Time for Reform: A Matter of Justice for American Indian and Alaskan Native Children

Nov 19, 2007

American Indian and Alaskan Native children are overrepresented in the nation's foster care system at more than 1.6 times the expected level, according to this report by the National Indian Child Welfare Association (NICWA) and the national, nonpartisan Kids Are Waiting campaign, a project of The Pew Charitable Trusts. Yet tribal governments are excluded from some of the largest sources of federal child welfare funding.

The report found that nationally, American Indian and Alaskan Native children were reported to the state and found to be victims of child abuse and neglect at the rate of 16.5 per 1,000 American Indian and Alaskan Native children. This rate compares to 19.5 for African American children, 16.1 for Pacific Islander children, 10.8 for White children, and 10.7 for Hispanic children.
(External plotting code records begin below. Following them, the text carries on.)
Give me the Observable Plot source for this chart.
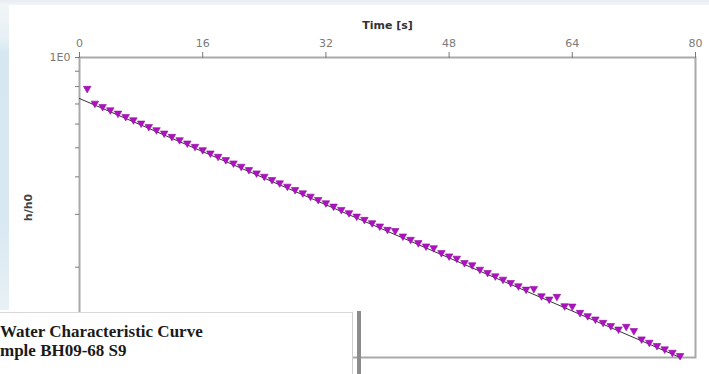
<!DOCTYPE html>
<html>
<head>
<meta charset="utf-8">
<script src="https://cdn.jsdelivr.net/npm/d3@7"></script>
<script src="https://cdn.jsdelivr.net/npm/@observablehq/plot@0.6"></script>
<style>
  body { margin: 0; background: #fff; }
  #page { position: relative; width: 709px; height: 374px; overflow: hidden; background: #fff; }
  #topband { position: absolute; left: 0; top: 0; width: 709px; height: 5px; background: linear-gradient(#e8edf3, #f2f5f8); }
  #sideband { position: absolute; left: 0; top: 5px; width: 9px; height: 305px;
    background: linear-gradient(#f1f5f8 0%, #e9f1f6 10%, #d6e7f0 16%, #d8e8f1 70%, #e8f1f5 100%); }
  #chart { position: absolute; left: 0; top: 0; }
  #note { position: absolute; left: 0; top: 312px; width: 353px; height: 62px; background: #fff;
    border-top: 1px solid #d9d9d9; border-right: 1px solid #cfcfcf; overflow: hidden;
    font-family: "Liberation Serif", "Times New Roman", serif; font-weight: bold; font-size: 17px;
    color: #1a1a1a; line-height: 19px; padding-top: 9px; box-sizing: border-box; white-space: nowrap; }
  #noteEdge { position: absolute; left: 357px; top: 311px; width: 4px; height: 63px; background: #8c8c8c; }
</style>
</head>
<body>
<div id="page">
  <div id="topband"></div>
  <div id="sideband"></div>
  <div id="chart"></div>
  <div id="note"></div>
  <div id="noteEdge"></div>
</div>
<script>
// Slug test record: normalised head h/h0 against elapsed time
const times = [1, 2, 3, 4, 5, 6, 7, 8, 9, 10, 11, 12, 13, 14, 15, 16, 17, 18, 19, 20,
  21, 22, 23, 24, 25, 26, 27, 28, 29, 30, 31, 32, 33, 34, 35, 36, 37, 38, 39, 40,
  41, 42, 43, 44, 45, 46, 47, 48, 49, 50, 51, 52, 53, 54, 55, 56, 57, 58, 59, 60,
  61, 62, 63, 64, 65, 66, 67, 68, 69, 70, 71, 72, 73, 74, 75, 76, 77, 78];
const ratios = [0.788, 0.7035, 0.6858, 0.6685, 0.6517, 0.6353, 0.6193, 0.6037, 0.5885, 0.5737,
  0.5593, 0.5452, 0.5315, 0.5181, 0.5051, 0.4924, 0.4800, 0.4679, 0.4561, 0.4446,
  0.4334, 0.4225, 0.4119, 0.4015, 0.3914, 0.3816, 0.3720, 0.3626, 0.3535, 0.3446,
  0.3359, 0.3275, 0.3192, 0.3112, 0.3034, 0.2957, 0.2883, 0.2810, 0.2740, 0.2671,
  0.2646, 0.2538, 0.2474, 0.2412, 0.2351, 0.2320, 0.2234, 0.2178, 0.2140, 0.2070,
  0.2035, 0.1967, 0.1918, 0.1869, 0.1822, 0.1776, 0.1732, 0.1688, 0.1697, 0.1604,
  0.1564, 0.1597, 0.1486, 0.1482, 0.1412, 0.1377, 0.1342, 0.1308, 0.1276, 0.1243,
  0.1269, 0.1228, 0.1152, 0.1123, 0.1095, 0.1067, 0.1040, 0.1014];

// Straight-line fit on the semi-log axes
const fitTimes = [0, 78];
const fitRatios = [0.73, 0.1];

const xTicks = [0, 16, 32, 48, 64, 80];
const yMajorTicks = [1];
const yMajorLabels = ["1E0"];
const yMinorTicks = [0.9, 0.8, 0.7, 0.6, 0.5, 0.4, 0.3, 0.2];
const xLabel = "Time [s]";
const yLabel = "h/h0";
const noteLines = ["Water Characteristic Curve", "mple BH09-68 S9"];

const points = times.map((t, i) => ({t, h: ratios[i]}));
const fit = fitTimes.map((t, i) => ({t, h: fitRatios[i]}));
const yLabelFor = d => {
  const k = yMajorTicks.indexOf(d);
  return k < 0 ? "" : yMajorLabels[k];
};

const chart = Plot.plot({
  width: 709,
  height: 374,
  marginLeft: 79,
  marginRight: 14,
  marginTop: 57,
  marginBottom: 17,
  style: {background: "transparent", fontFamily: "DejaVu Sans", fontSize: "11px", color: "#7a7a7a", overflow: "visible"},
  x: {domain: [0, 80]},
  y: {type: "log", domain: [0.1, 1]},
  marks: [
    Plot.frame({stroke: "#a9a9a9", strokeWidth: 2}),
    Plot.axisX({anchor: "top", ticks: xTicks, tickSize: 6, tickPadding: 5, tickFormat: d => String(d), label: null}),
    Plot.axisY({anchor: "left", ticks: yMinorTicks, tickSize: 4, tickFormat: () => "", label: null}),
    Plot.axisY({anchor: "left", ticks: yMajorTicks, tickSize: 4, tickPadding: 5, tickFormat: yLabelFor, label: null}),
    Plot.line(fit, {x: "t", y: "h", stroke: "#333", strokeWidth: 1}),
    Plot.dot(points, {x: "t", y: "h", symbol: "triangle", rotate: 180, r: 2.8, fill: "#b010c4", stroke: "#8e0c9c", strokeWidth: 0.6}),
    Plot.text([xLabel], {text: d => d, frameAnchor: "top", dy: -32, lineAnchor: "middle", fontWeight: "bold", fill: "#333", fontSize: 11}),
    Plot.text([yLabel], {text: d => d, frameAnchor: "left", dx: -51, rotate: -90, textAnchor: "middle", lineAnchor: "middle", fontWeight: "bold", fill: "#444", fontSize: 11})
  ]
});
document.getElementById("chart").appendChild(chart);

const note = document.getElementById("note");
noteLines.forEach(line => {
  const div = document.createElement("div");
  div.textContent = line;
  note.appendChild(div);
});
</script>
</body>
</html>
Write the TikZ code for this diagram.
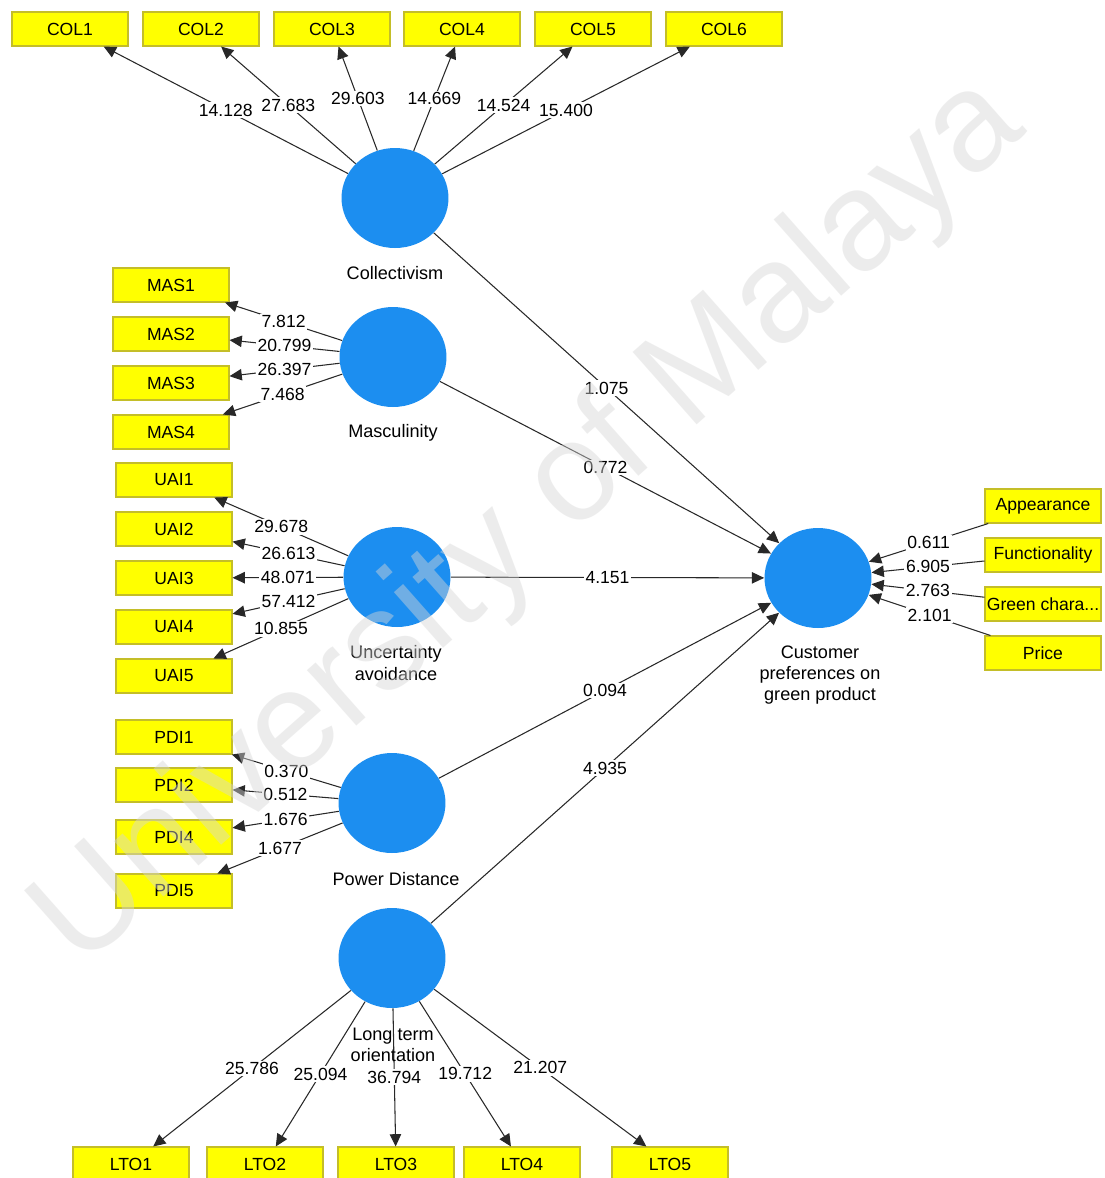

Native American children are more likely than children of other races/ethnicities to be identified as victims of neglect (65.5%), and they are least likely to be identified as victims of physical abuse (7.3%).

Federal support for child welfare services in tribal communities is a patchwork of funding streams, most of which are discretionary and provides extremely limited levels of support. As a result, tribal governments have limited ability to provide services, and find themselves managing crises rather than responding to the core issues that put children at risk.